Admittedly, there's apparently an industry I had never looked at that's actually kind of interesting, with metal and resin printed dentures. [1]

Such as, the first company on that list, which I never read about on Tom's or Ars or other 3D printing sites, Zortrax [2], apparently makes a semi-cheap printer that does bioresin (can you get that for home use? RepRap bioresin spools?) for $2k. $2k seems cheap compared to the carbon3D ones, they're apparently $50k-100k. Could reasonably print my own dentures for $2k.

[1] https://all3dp.com/1/dental-3d-printing-a-guide-for-professi...

[2] https://zortrax.com/applications/digital-dentistry/

1 comments

"which I never read about on Tom's or Ars"

Aren't those consumer websites?

The 3D printing industry is over 50 years old. And I believe metal printing has the biggest market. But those printers are super expensive. Not something an avarage consumer is going to buy.

By the way: I don't think you can buy a Carbon printer. You need a service contract so you can lease them.

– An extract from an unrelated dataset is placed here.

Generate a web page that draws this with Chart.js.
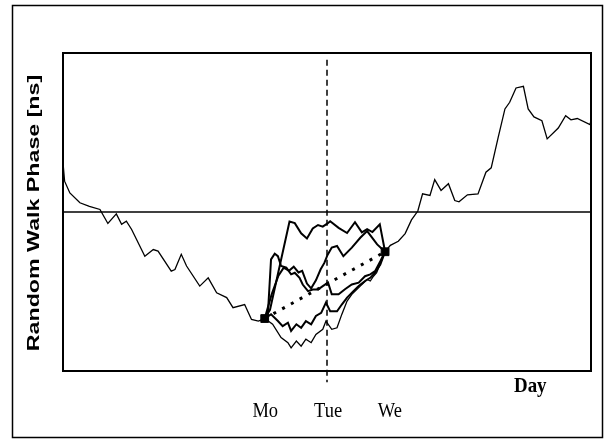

Yeah, consumer websites, although already pretty far out in "consumer". Out of 8B humans, not sure how many read Tom's.

I might buy a $2000 printer. That's at least in the range I might think about. People buy those $1000 engravers. There's a whole market just around selling the wood supplies, designs, and final products [1] from them. Especially when you can turn your $1000 purchase into a engraving hustle business.